La palabra desnuda
La economía narrativa con la que Adrián Silvestre presenta el conflicto de Raphi (Raphaëlle Pérez), la protagonista de su nueva película, Mi vacío y yo, establece un estilo cargado de significancia. El cuerpo y, por lo tanto, la historia de Pérez, se elevan desde los tres planos iniciales como el centro de un filme que intenta cuestionar la validez de su propia mirada mientras la construye. En la cinta de Silvestre, Raphaëlle Pérez se interpreta a sí misma, una mujer transexual francesa que vive en Barcelona y quiere encontrar una pareja estable en su vida, que la acepte tal y como es. En un acto de valentía gigantesco, la actriz se desnuda emocional y físicamente ante una cámara despojada de virtuosismos que pretende capturar el proceso de transformación de su protagonista integrándose en una realidad repleta de capas y matices. La austeridad escénica de Silvestre, por lo tanto, es la consecuencia directa de anteponer la voz de un colectivo secundado, acercando al espectador a sus vivencias, preocupaciones y sueños.

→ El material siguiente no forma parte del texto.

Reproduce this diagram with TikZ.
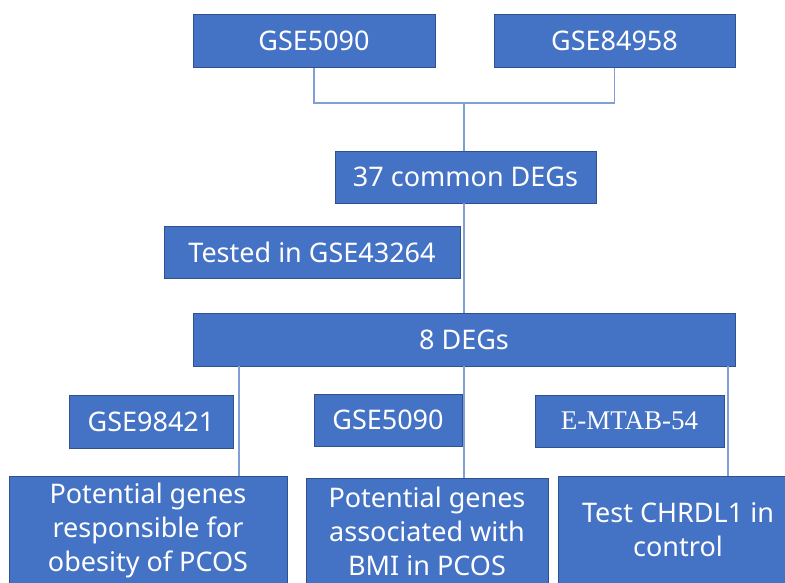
\documentclass[tikz,border=0pt]{standalone}
\usepackage{fontspec}
\setmainfont{Noto Sans}
\newfontfamily\serifx{Liberation Serif}
\definecolor{boxfill}{HTML}{4472C4}
\definecolor{boxline}{HTML}{2F528F}
\definecolor{conn}{HTML}{7F9FD6}
\begin{document}
\begin{tikzpicture}[x=1pt,y=-1pt,
  box/.style={draw=boxline, line width=0.8pt, fill=boxfill, text=white, inner sep=0pt,
    font=\fontsize{27}{34}\selectfont, align=center},
  conline/.style={draw=conn, line width=1.2pt}]
\useasboundingbox (0,0) rectangle (785,582);
\clip (0,0) rectangle (785,582);
% top sources
\node[box, minimum width=242pt, minimum height=53pt] (g1) at (314,41) {GSE5090};
\node[box, minimum width=241pt, minimum height=53pt] (g2) at (614.5,41) {GSE84958};
\node[box, minimum width=261pt, minimum height=52pt] (c37) at (465.5,177) {37 common DEGs};
\node[box, minimum width=296pt, minimum height=52pt] (tst) at (312,252) {Tested in GSE43264};
\node[box, minimum width=542pt, minimum height=53pt] (d8) at (464,339.5) {8 DEGs};
% middle labels
\node[box, minimum width=164pt, minimum height=53pt] (s1) at (151,421.5) {GSE98421};
\node[box, minimum width=148pt, minimum height=52pt] (s2) at (388,420) {GSE5090};
\node[box, minimum width=189pt, minimum height=52pt, font=\serifx\fontsize{27}{34}\selectfont] (s3) at (629.5,421) {E-MTAB-54};
% bottom results
\node[box, minimum width=278pt, minimum height=108pt] (r1) at (148,530) {Potential genes\\responsible for\\obesity of PCOS};
\node[box, minimum width=242pt, minimum height=106pt] (r2) at (427,531) {Potential genes\\associated with\\BMI in PCOS};
\node[box, minimum width=240pt, minimum height=108pt] (r3) at (678,530) {Test CHRDL1 in\\control};
% connectors
\coordinate (j) at (464,103);
\coordinate (l1) at (239,400);
\coordinate (l2) at (464,400);
\coordinate (l3) at (728,400);
\draw[conline] (g1.south) |- (j) -| (g2.south);
\draw[conline] (j) -- (j |- c37.north);
\draw[conline] (j |- c37.south) -- (j |- d8.north);
\draw[conline] (l1 |- d8.south) -- (l1 |- r1.north);
\draw[conline] (l2 |- d8.south) -- (l2 |- r2.north);
\draw[conline] (l3 |- d8.south) -- (l3 |- r3.north);
\end{tikzpicture}
\end{document}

En las imágenes de Silvestre reside un valor testimonial profundo y logra generar situaciones de reflexión y debate que, aunque queden lastradas por un carácter entre lo expositivo y lo didáctico —y, en el peor de los casos, motivacional—, realmente impulsan un cuestionamiento sólido e incómodo sobre el lugar que ocupan en nuestro día a día personas como Raphi. El tono documentalista permite situar a personas del colectivo LGTBIQ+ en espacios íntimos y de seguridad donde puedan expresarse libremente, reivindicando a través de ello su importancia y alejándose de un reduccionismo infantil que se limite a categorizar sus cuerpos.
Sin embargo, Silvestre no es capaz de proyectar gran parte de sus ideas si no es a través de la palabra, relegando la imagen a un territorio inocuo y superficial. La arbitrariedad que denotan muchas elecciones de montaje —véase la primera conversación entre Raphi y su doctora, repleta de cambios absurdos en la escala de plano— o la incorporación de dispositivos virtuales y medios de socialización digitales, en especial Tinder o Instagram, interfieren ortopédicamente en una sobriedad visual fallida, pues la espontaneidad a la que se aspira queda anulada. Las cualidades verbales de Mi vacío y yo pierden buena parte de su valor porque no se funden con su puesta en escena, abocada a una desnudez excesiva, demasiado pobre.
Los parajes más inspirados de Mi vacío y yo, no obstante, sí desprenden una fuerza expresiva admirable. En las escenas sexuales, la entrega absoluta de los intérpretes, en especial, Raphaëlle, y el tacto de Silvestre —desmarcado completamente de una perspectiva morbosa— capturando su fisicidad, dan lugar a momentos poderosos. El sexo aflora entonces como un acto de formas distintas. Puede ser humillante, doloroso y destructivo, pero también divertido, alentador y constructivo. En estas secuencias, la idea de la visibilidad de nuestros cuerpos como eje central de las relaciones sociales contemporáneas resuena con fuerza, pero adquiere una representación muy especial en otro momento, cuando Raphi y un hombre se besan entre los maniquíes de una exposición de moda. Todos ellos, instantes en los que la palabra es muda y la voz de Raphi se propaga mediante las propiedades de la imagen que ocupa.